久保利:私もその尖兵で随分取ったんですけども、そういう意味で、ヤクザに対する需要が司法に対する需要というふうにシフトしてきている。

だから一番強かった山口組がこういう状態になれば、それは他の団体も同じような宿命になるだろうと私は思います。

司組長の脱税についての捜査の可能性

記者:AFP通信社オザワと言います。こんにちは。先ほど溝口さんのほうから、「山口組の執行部を経験した人間が現在神戸山口組に移っている」と。それで「司会長にいくら渡ったのかのデータを持っている」というふうにおっしゃいましたが、これは司組長に対する決め手というか、切り札になるほどのものを持っているんでしょうか?

溝口:6代目山口組側の言い分は、司組長に対する帳簿の類は山口組には存在しないと。よって、司組長の脱税を証明するということは不可能であるというのが6代目山口組の言い分です。

しかしながら、工藤会の脱税の摘発ということでは、あそこの会計係が逐一野村悟総裁の使いみち、たとえばどこの彼女にいくらいくら届けたとか、そういうメモを残しておった。そのメモが警察に押収されて、それが検察、そして国税局に渡って、脱税が証明されたという経緯があります。

そのために、帳簿などは必要としない。「何月何日に司組長になんぼなんぼの金を渡した」というメモさえ残っていれば、脱税は証明されるんだという説が行われています。

そして私は、まだわかりませんが、この脱税ということに関しては、たぶん兵庫県警あるいは大阪府警が実際に取り組むんではなかろうかというふうに見ています。

山口組は海外でどのように活動しているか

記者:テレビ朝日のカワムラですけれども、6代目の司山口組組長は海外のギャンググループと強力な協力関係といいますか、コネクションを持っているのか。たとえばアメリカ、中国、アジア、ヨーロッパ含めて、Foreign Gang Groupsとのコネクションはどのような実態になっていますか?

溝口:アメリカが司組長の在米資産について凍結したという報道がありました。ですから、アメリカはある程度司組長のアメリカにおける経済活動を把握していると考えがちですが、私はそれは、多分日本の警察庁の資料がアメリカに渡り、アメリカが大した根拠もなしに決めたことだというふうに理解しています。

というのは、私は寡聞にして司組長がアメリカに渡ったということは知りません。そして、多分アメリカに入国できないのではないかと思うのですね。入国もできない国に自分の資産を置く、あるいはそこで経済活動をするということは、本来あり得ない。

まあ、暴力団は、私はすぐれて「言葉の商売」だというふうに思っています。言葉が理解でき、言葉を操れなければ、恐喝もできないという、特殊な商売なのです。
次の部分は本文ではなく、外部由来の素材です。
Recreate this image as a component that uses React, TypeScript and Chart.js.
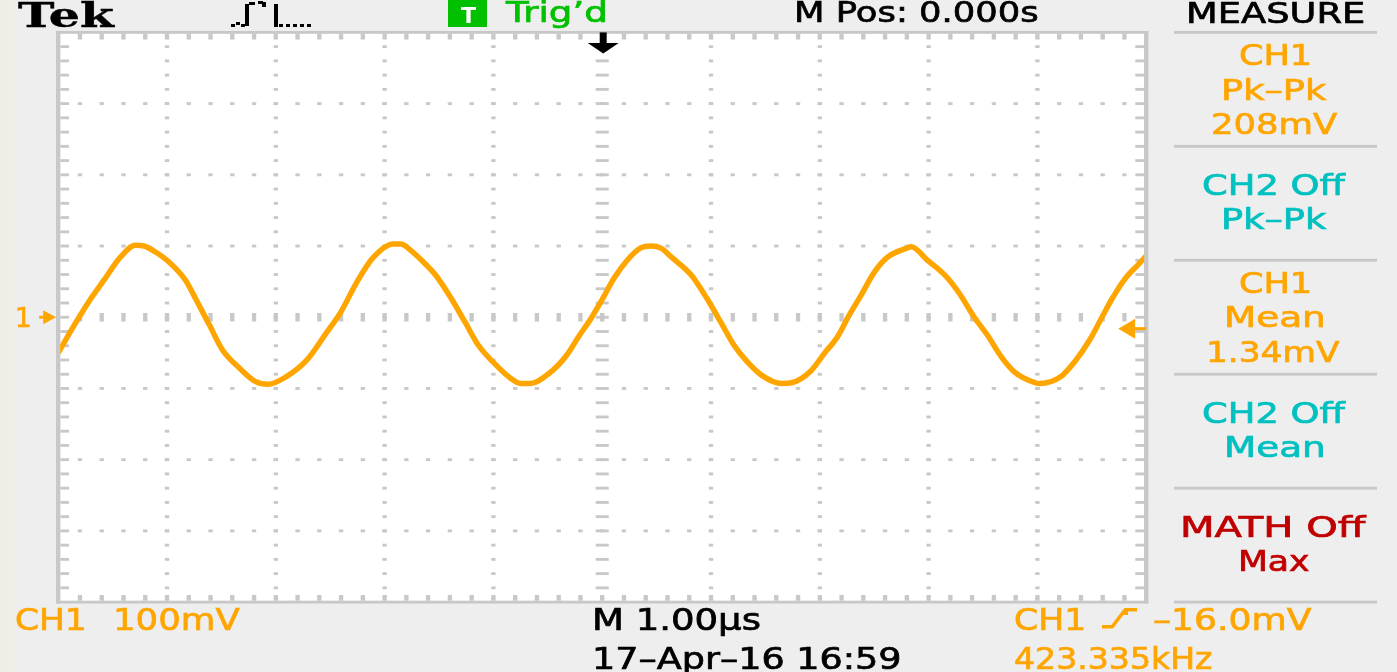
import React, { useEffect, useRef } from "react";
import { Chart, registerables } from "chart.js";

Chart.register(...registerables);

// ---- data (time in µs, CH1 in mV) ----
const timeUs = [
  -5.0, -4.84, -4.71, -4.58, -4.43, -4.29, -4.21, -4.11, -4.0, -3.83,
  -3.72, -3.61, -3.49, -3.33, -3.19, -3.07, -2.91, -2.72, -2.54, -2.4,
  -2.26, -2.11, -1.92, -1.85, -1.76, -1.66, -1.53, -1.39, -1.26, -1.14,
  -0.97, -0.84, -0.75, -0.66, -0.49, -0.33, -0.22, -0.1, 0.0, 0.11,
  0.23, 0.35, 0.45, 0.54, 0.64, 0.82, 0.96, 1.09, 1.21, 1.33,
  1.47, 1.65, 1.74, 1.92, 2.04, 2.16, 2.27, 2.38, 2.5, 2.62,
  2.8, 2.84, 2.99, 3.15, 3.28, 3.42, 3.54, 3.67, 3.79, 3.98,
  4.02, 4.21, 4.35, 4.48, 4.59, 4.69, 4.81, 4.92, 5.0,
];
const ch1mV = [
  -50, -8, 24, 52, 84, 101, 100, 92, 80, 52,
  21, -11, -46, -72, -90, -94, -84, -61, -23, 8,
  48, 83, 103, 103, 94, 80, 59, 27, -7, -39,
  -68, -86, -93, -93, -79, -54, -28, -1, 25, 55,
  80, 97, 100, 97, 84, 59, 27, -7, -39, -62,
  -82, -93, -92, -75, -51, -28, 3, 31, 63, 84,
  97, 99, 80, 59, 34, 0, -25, -56, -77, -92,
  -93, -84, -61, -32, -1, 27, 55, 73, 86,
];
const timeRangeUs = [-5, 5]; // 10 divisions × 1.00 µs
const voltRangeMv = [-400, 400]; // 8 divisions × 100 mV
const minorTimeUs = 0.2;
const minorVoltMv = 20;
const groundMv = 0;
const triggerLevelMv = -16;
const triggerTimeUs = 0;

const measureBlocks = [
  { color: "orange", lines: ["CH1", "Pk–Pk", "208mV"] },
  { color: "cyan", lines: ["CH2 Off", "Pk–Pk"] },
  { color: "orange", lines: ["CH1", "Mean", "1.34mV"] },
  { color: "cyan", lines: ["CH2 Off", "Mean"] },
  { color: "red", lines: ["MATH Off", "Max"] },
];

// ---- styling ----
const W = 1397;
const H = 672;
const ORANGE = "#ffa500";
const CYAN = "#00c0c0";
const RED = "#c00000";
const GREEN = "#00c000";
const GRID = "#c8c8c8";
const BG = "#eeeeee";
const COLORS: Record<string, string> = { orange: ORANGE, cyan: CYAN, red: RED };
const AREA = { left: 58.2, top: 32.4, right: 1146.2, bottom: 602.1 };

const inkWidth: Record<string, number> = {
  CH1: 69,
  "Pk–Pk": 103,
  "208mV": 124,
  "CH2 Off": 143,
  Mean: 96,
  "1.34mV": 130,
  "MATH Off": 184,
  Max: 69,
};

type Txt = {
  s: string;
  color: string;
  size: number;
  left: number;
  right: number;
  base: number;
  family?: string;
  weight?: string;
  stroke?: number;
};

let mctx: CanvasRenderingContext2D | null = null;
function measure(font: string, s: string) {
  if (!mctx) mctx = document.createElement("canvas").getContext("2d");
  mctx!.font = font;
  return mctx!.measureText(s);
}

function Label({ t }: { t: Txt }) {
  const family = t.family ?? "'DejaVu Sans'";
  const weight = t.weight ?? "normal";
  const font = `${weight} ${t.size}px ${family}`;
  const m = measure(font, t.s);
  const inkL = m.actualBoundingBoxLeft;
  const ink = m.actualBoundingBoxLeft + m.actualBoundingBoxRight;
  const k = (t.right - t.left) / ink;
  const asc = m.fontBoundingBoxAscent;
  const desc = m.fontBoundingBoxDescent;
  const baseOff = (t.size - (asc + desc)) / 2 + asc;
  const stroke = t.stroke ?? 0.7;
  return (
    <div
      style={{
        position: "absolute",
        left: t.left + k * inkL,
        top: t.base - baseOff,
        fontFamily: family,
        fontWeight: weight as any,
        fontSize: t.size,
        lineHeight: `${t.size}px`,
        color: t.color,
        whiteSpace: "pre",
        transform: `scaleX(${k})`,
        transformOrigin: "0 0",
        WebkitTextStroke: stroke > 0 ? `${stroke}px ${t.color}` : undefined,
      }}
    >
      {t.s}
    </div>
  );
}

const graticule = {
  id: "graticule",
  beforeDatasetsDraw(chart: any) {
    const { ctx, chartArea: a, scales } = chart;
    const xs = scales.x;
    const ys = scales.y;
    const sx = (a.right - a.left) / 250;
    const sy = (a.bottom - a.top) / 200;
    ctx.save();
    ctx.fillStyle = "#ffffff";
    ctx.fillRect(a.left, a.top, a.right - a.left, a.bottom - a.top);
    ctx.fillStyle = GRID;
    const box = (cx: number, cy: number, w: number, h: number) =>
      ctx.fillRect(cx - w / 2, cy - h / 2, w, h);

    const minorX: number[] = [];
    for (let t = timeRangeUs[0] + minorTimeUs; t < timeRangeUs[1] - 1e-6; t += minorTimeUs)
      minorX.push(xs.getPixelForValue(t));
    const minorY: number[] = [];
    for (let v = voltRangeMv[0] + minorVoltMv; v < voltRangeMv[1] - 1e-6; v += minorVoltMv)
      minorY.push(ys.getPixelForValue(v));

    // vertical division lines (centre line gets wider marks)
    for (let t = timeRangeUs[0] + 1; t < timeRangeUs[1]; t += 1) {
      const px = xs.getPixelForValue(t);
      const w = Math.abs(t) < 1e-6 ? 3 * sx : sx;
      minorY.forEach((py) => box(px, py, w, sy));
    }
    // horizontal division lines (centre line gets taller marks)
    for (let v = voltRangeMv[0] + 100; v < voltRangeMv[1]; v += 100) {
      const py = ys.getPixelForValue(v);
      const h = v === 0 ? 3 * sy : sy;
      minorX.forEach((px) => box(px, py, sx, h));
    }
    // border
    ctx.fillRect(a.left - sx / 2, a.top - sy / 2, a.right - a.left + sx, sy);
    ctx.fillRect(a.left - sx / 2, a.bottom - sy / 2, a.right - a.left + sx, sy);
    ctx.fillRect(a.left - sx / 2, a.top - sy / 2, sx, a.bottom - a.top + sy);
    ctx.fillRect(a.right - sx / 2, a.top - sy / 2, sx, a.bottom - a.top + sy);
    // border ticks
    minorY.forEach((py) => {
      ctx.fillRect(a.left + sx / 2, py - sy / 2, 2 * sx, sy);
      ctx.fillRect(a.right - sx / 2 - 2 * sx, py - sy / 2, 2 * sx, sy);
    });
    minorX.forEach((px) => {
      ctx.fillRect(px - sx / 2, a.top + sy / 2, sx, 2 * sy);
      ctx.fillRect(px - sx / 2, a.bottom - sy / 2 - 2 * sy, sx, 2 * sy);
    });
    ctx.restore();
  },
  afterDatasetsDraw(chart: any) {
    const { ctx, chartArea: a, scales } = chart;
    const xs = scales.x;
    const ys = scales.y;
    ctx.save();
    // trigger position (top, black)
    const tx = xs.getPixelForValue(triggerTimeUs) + 1;
    ctx.fillStyle = "#000";
    ctx.fillRect(tx - 3.5, a.top, 7, 11);
    ctx.beginPath();
    ctx.moveTo(tx - 15.5, a.top + 10.5);
    ctx.lineTo(tx + 15.5, a.top + 10.5);
    ctx.lineTo(tx, a.top + 21);
    ctx.closePath();
    ctx.fill();
    // trigger level (right, orange)
    ctx.fillStyle = ORANGE;
    const ty = ys.getPixelForValue(triggerLevelMv);
    ctx.beginPath();
    ctx.moveTo(a.right - 28, ty);
    ctx.lineTo(a.right - 11, ty - 10);
    ctx.lineTo(a.right - 11, ty + 10);
    ctx.closePath();
    ctx.fill();
    ctx.fillRect(a.right - 12, ty - 1.5, 12, 3);
    // ground marker (left, orange)
    const gy = ys.getPixelForValue(groundMv);
    ctx.beginPath();
    ctx.moveTo(a.left - 2.2, gy);
    ctx.lineTo(a.left - 15, gy - 7);
    ctx.lineTo(a.left - 15, gy + 7);
    ctx.closePath();
    ctx.fill();
    ctx.fillRect(a.left - 19, gy - 1.5, 5, 3);
    ctx.restore();
  },
  afterDraw(chart: any) {
    const { ctx, chartArea: a } = chart;
    const sy = (a.bottom - a.top) / 200;
    ctx.save();
    // measure panel separators
    ctx.fillStyle = GRID;
    for (let r = 0; r <= 200; r += 40) {
      ctx.fillRect(1174, a.top - sy / 2 + r * sy, 203, sy);
    }
    // green trigger-status box
    ctx.fillStyle = GREEN;
    ctx.fillRect(448, 0, 39, 27);
    // acquisition icon
    ctx.fillStyle = "#000";
    ctx.fillRect(231, 24, 4, 3);
    ctx.fillRect(236, 22, 4, 3);
    ctx.fillRect(241, 24, 4, 3);
    ctx.fillRect(245, 4, 4, 22);
    ctx.fillRect(249, 2, 6, 3);
    ctx.fillRect(258, 1, 5, 3);
    ctx.fillRect(262, 2, 4, 5);
    ctx.fillRect(274, 4, 4, 23);
    for (let x = 279; x < 308; x += 7) ctx.fillRect(x, 24, 4, 3);
    // rising-edge symbol
    ctx.fillStyle = ORANGE;
    ctx.strokeStyle = ORANGE;
    ctx.fillRect(1102, 625, 11, 3.5);
    ctx.lineWidth = 3.5;
    ctx.beginPath();
    ctx.moveTo(1112, 627);
    ctx.lineTo(1125, 610);
    ctx.stroke();
    ctx.fillRect(1124, 608, 13, 3.5);
    ctx.fillRect(1124, 608, 4, 7);
    ctx.restore();
  },
};

export default function App() {
  const ref = useRef<HTMLCanvasElement | null>(null);

  useEffect(() => {
    if (!ref.current) return;
    const chart = new Chart(ref.current, {
      type: "line",
      data: {
        datasets: [
          {
            label: "CH1",
            data: timeUs.map((t, i) => ({ x: t, y: ch1mV[i] })),
            borderColor: ORANGE,
            borderWidth: 5.5,
            pointRadius: 0,
            cubicInterpolationMode: "monotone",
            fill: false,
            borderJoinStyle: "round",
            clip: { left: -2, right: -2, top: 0, bottom: 0 } as any,
          } as any,
        ],
      },
      options: {
        animation: false,
        responsive: false,
        events: [],
        layout: {
          padding: {
            left: AREA.left,
            top: AREA.top,
            right: W - AREA.right,
            bottom: H - AREA.bottom,
          },
        },
        scales: {
          x: { type: "linear", min: timeRangeUs[0], max: timeRangeUs[1], display: false },
          y: { type: "linear", min: voltRangeMv[0], max: voltRangeMv[1], display: false },
        },
        plugins: {
          legend: { display: false },
          tooltip: { enabled: false },
          title: { display: false },
        },
      },
      plugins: [graticule as any],
    });
    return () => chart.destroy();
  }, []);

  const sepTop = (r: number) => 31 + r * 2.848;
  const labels: Txt[] = [
    { s: "Tek", color: "#000", size: 34, family: "'DejaVu Serif'", weight: "bold", left: 18, right: 116, base: 27, stroke: 0.4 },
    { s: "T", color: "#fff", size: 22, weight: "bold", left: 461, right: 476, base: 23, stroke: 0 },
    { s: "Trig’d", color: GREEN, size: 29, left: 505, right: 605, base: 22 },
    { s: "M Pos: 0.000s", color: "#000", size: 29, left: 796, right: 1037, base: 22.7 },
    { s: "MEASURE", color: "#000", size: 29, left: 1189, right: 1364, base: 23 },
    { s: "1", color: ORANGE, size: 26, left: 17, right: 30, base: 327 },
    { s: "CH1", color: ORANGE, size: 31, left: 16.5, right: 84, base: 630 },
    { s: "100mV", color: ORANGE, size: 31, left: 116, right: 239, base: 630 },
    { s: "M 1.00µs", color: "#000", size: 31, left: 596, right: 760, base: 630 },
    { s: "17–Apr–16 16:59", color: "#000", size: 31, left: 596, right: 900, base: 669 },
    { s: "CH1", color: ORANGE, size: 31, left: 1015, right: 1083, base: 630 },
    { s: "–16.0mV", color: ORANGE, size: 31, left: 1154, right: 1311, base: 630 },
    { s: "423.335kHz", color: ORANGE, size: 31, left: 1015, right: 1211, base: 669 },
  ];
  measureBlocks.forEach((b, i) => {
    const top = sepTop(i * 40);
    b.lines.forEach((s, j) => {
      const base = b.lines.length === 3 ? top + 34.5 * (j + 1) : top + 50.5 + 34.5 * j;
      const w = inkWidth[s] ?? 100;
      labels.push({ s, color: COLORS[b.color], size: 29, left: 1275 - w / 2, right: 1275 + w / 2, base });
    });
  });

  return (
    <div
      style={{
        position: "fixed",
        left: 0,
        top: 0,
        width: W,
        height: H,
        background: BG,
        overflow: "hidden",
      }}
    >
      <div style={{ position: "absolute", left: 0, top: 0, width: 13, height: H, background: "#f0ede6" }} />
      <canvas ref={ref} width={W} height={H} style={{ position: "absolute", left: 0, top: 0 }} />
      {labels.map((t, i) => (
        <Label key={i} t={t} />
      ))}
    </div>
  );
}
ですから、たとえば香港マフィアが日本に来て、シノギをする場合も、言葉を使わないで済む商売、すなわち自動車泥棒とか、自動車の部品の販売であるとか、クレジットカードのスキミングとか。あるいは金庫破りであるとか、そういう言葉を使わない仕事で日本に進出すると。

同じことが日本の暴力団にも言えるわけで。では中国や韓国に対してはどうかということは、これは欧米諸国に比べて、まだしもあり得ると思いますが、しかしながらよく聞いてみると、ほとんど向こうの人間とのお友達付き合いということで、直接シノギに結びつくというのは、覚醒剤とか危険ドラッグなどを除いては、まずないのではないかと私はみています。

司会:時間になったため、以上で質問を終わります。